Today, Foster's work includes marine bio-assessment for harbors and channels that are scheduled for expansion by the U.S. Army Corps of Engineers. The dive work includes counting reef fish, corals, plants, and macroinvertebrates, and documenting spawning periods, behavior, life stages—all of which helps determine the best schedule for Corps projects.
Patricia Caccavale also grew up around water; her parents owned a boat yard in Staten Island. Caccavale's current work includes monitoring the upper San Marcos River in the Texas Hill Country to remove an invasive water trumpet native to Sri Lanka, a popular aquarium plant that "grows like crazy" and took over that section of the river a decade ago.
Caccavale's team first waves the sediment and soil away from the base, and then gradually removes the whole plant. In some areas they have to tie themselves with rope because of fast current. The eradication process began with dredging, and followed with divers who pulled out 1,200 plants the first year. In the fall of 2012, they found only two.
Although Service divers share a set of safety-first personality traits, they also share an ongoing awareness of, and exposure to, hazards.
"Turbid water, debris, lots of sunken logs, fishing line, hooks, barbed wire," says Caccavale. "We've come up wrapped in fishing line and had to cut each other out."
"We were doing a deep dive in perfect weather in the Marshall Islands," recalls Foster. "When we surfaced we were in three-to-five-foot swells with an approaching squall and visibility reducing to just feet. The wind was blowing our boat away from us and we were swimming with 80 pounds of gear. We grabbed the back of the boat just as the rain hit."
Together, these seven divers have logged many thousands of dives during which they have never been injured by an animal—including sharks and alligators—and don't know any divers who have.

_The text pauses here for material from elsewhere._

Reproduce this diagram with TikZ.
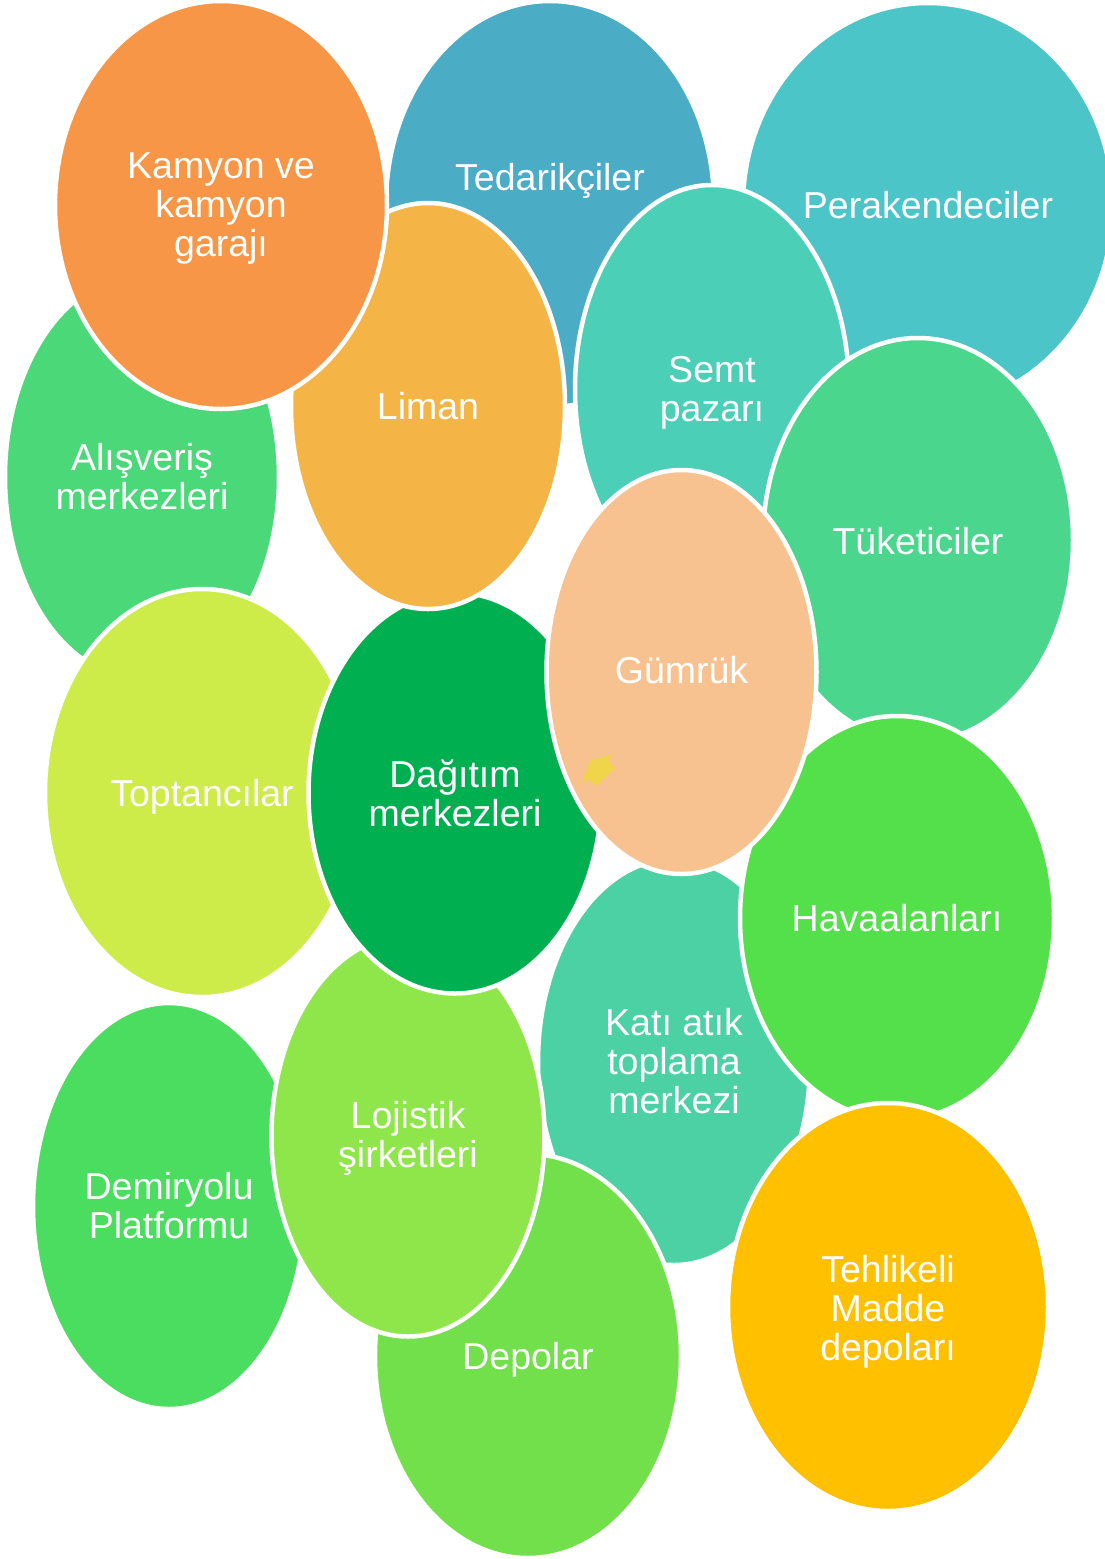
\documentclass[tikz,border=0pt]{standalone}
\usepackage{fontspec}
\setmainfont{Liberation Sans}
\usetikzlibrary{shapes.geometric}

% Bubble colours
\definecolor{cTed}{HTML}{4BACC6}
\definecolor{cPer}{HTML}{4BC5C8}
\definecolor{cKam}{HTML}{F79646}
\definecolor{cLim}{HTML}{F4B446}
\definecolor{cSem}{HTML}{4BCFB7}
\definecolor{cAli}{HTML}{4BD878}
\definecolor{cTuk}{HTML}{4BD68D}
\definecolor{cGum}{HTML}{F8C290}
\definecolor{cTop}{HTML}{CDEC4A}
\definecolor{cDag}{HTML}{00B050}
\definecolor{cHav}{HTML}{54E04A}
\definecolor{cKat}{HTML}{4BD1A3}
\definecolor{cLoj}{HTML}{8FE64A}
\definecolor{cDem}{HTML}{4BDD5F}
\definecolor{cDep}{HTML}{72E04A}
\definecolor{cTeh}{HTML}{FFC000}
\definecolor{cMark}{HTML}{F0D44A}

\tikzset{
  bubble/.style={ellipse, draw=white, line width=4.5pt, inner sep=0pt, outer sep=0pt},
  caption/.style={text=white, align=center, inner sep=0pt,
    font=\fontsize{37.5}{39}\selectfont}
}

\begin{document}
\begin{tikzpicture}[x=1pt, y=-1pt]
\useasboundingbox (0,0) rectangle (1105,1559);

% back row
\node[bubble, fill=cTed, minimum width=328pt, minimum height=406pt] (ted) at (550,204) {};
\node[caption] (tedtext) at ([yshift=23pt]ted.center) {Tedarikçiler};

\node[bubble, fill=cPer, minimum width=370pt, minimum height=404pt] (per) at (928,205) {};
\node[caption] (pertext) at (per.center) {Perakendeciler};

\node[bubble, fill=cAli, minimum width=274pt, minimum height=404pt] (ali) at (142,477) {};
\node[caption] (alitext) at (ali.center) {Alışveriş\\merkezleri};

\node[bubble, fill=cTop, minimum width=314pt, minimum height=408pt] (top) at (202,793) {};
\node[caption] (toptext) at ([yshift=-4pt]top.center) {Toptancılar};

\node[bubble, fill=cDem, minimum width=272pt, minimum height=406pt] (dem) at (169,1206) {};
\node[caption] (demtext) at (dem.center) {Demiryolu\\Platformu};

\node[bubble, fill=cKat, minimum width=272pt, minimum height=406pt] (kat) at (674,1062) {};
\node[caption] (kattext) at ([yshift=1pt]kat.center) {Katı atık\\toplama\\merkezi};

\node[bubble, fill=cDep, minimum width=306pt, minimum height=404pt] (dep) at (528,1356) {};
\node[caption] (deptext) at ([yshift=-4pt]dep.center) {Depolar};

\node[bubble, fill=cLoj, minimum width=273pt, minimum height=401pt] (loj) at (408,1136) {};
\node[caption] (lojtext) at ([yshift=-2pt]loj.center) {Lojistik\\şirketleri};

\node[bubble, fill=cDag, minimum width=293pt, minimum height=401pt] (dag) at (455,793) {};
\node[caption] (dagtext) at (dag.center) {Dağıtım\\merkezleri};

\node[bubble, fill=cLim, minimum width=274pt, minimum height=406pt] (lim) at (428,406) {};
\node[caption] (limtext) at (lim.center) {Liman};

\node[bubble, fill=cKam, minimum width=332pt, minimum height=408pt] (kam) at (221,205) {};
\node[caption] (kamtext) at ([yshift=-3pt]kam.center) {Kamyon ve\\kamyon\\garajı};

\node[bubble, fill=cSem, minimum width=274pt, minimum height=408pt] (sem) at (712,389) {};
\node[caption] (semtext) at ([yshift=-4pt]sem.center) {Semt\\pazarı};

\node[bubble, fill=cTuk, minimum width=310pt, minimum height=404pt] (tuk) at (918,540) {};
\node[caption] (tuktext) at ([yshift=-1pt]tuk.center) {Tüketiciler};

\node[bubble, fill=cHav, minimum width=314pt, minimum height=404pt] (hav) at (897,918) {};
\node[caption] (havtext) at (hav.center) {Havaalanları};

\node[bubble, fill=cTeh, minimum width=320pt, minimum height=408pt] (teh) at (888,1307) {};
\node[caption] (tehtext) at ([yshift=-5pt]teh.center) {Tehlikeli\\Madde\\depoları};

% front bubble
\node[bubble, fill=cGum, minimum width=270pt, minimum height=404pt] (gum) at (681.5,672) {};
\node[caption] (gumtext) at ([yshift=2pt]gum.center) {Gümrük};

% small yellow mark inside the front bubble
\fill[cMark] (581.7,783.3) -- (590,760.7) -- (613.3,754) -- (608.3,760)
  -- (615,768.3) -- (596,786) -- (588.3,779.3) -- cycle;
\end{tikzpicture}
\end{document}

And they haven't found sunken doubloons. They have found arrowheads, sunglasses, shoes, hats, bottles, occasional antique anchors, unspent military shells, and wallets filled with mud. And, of course, "There isn't a body of water—no matter where you go—that doesn't have a golf ball in it," confirms Osborne.
"Seventy percent of the planet is under water," says Osborne, "and, for the most part, we have no clue what's under there. Once someone reads and understands a report, they take ownership and start caring."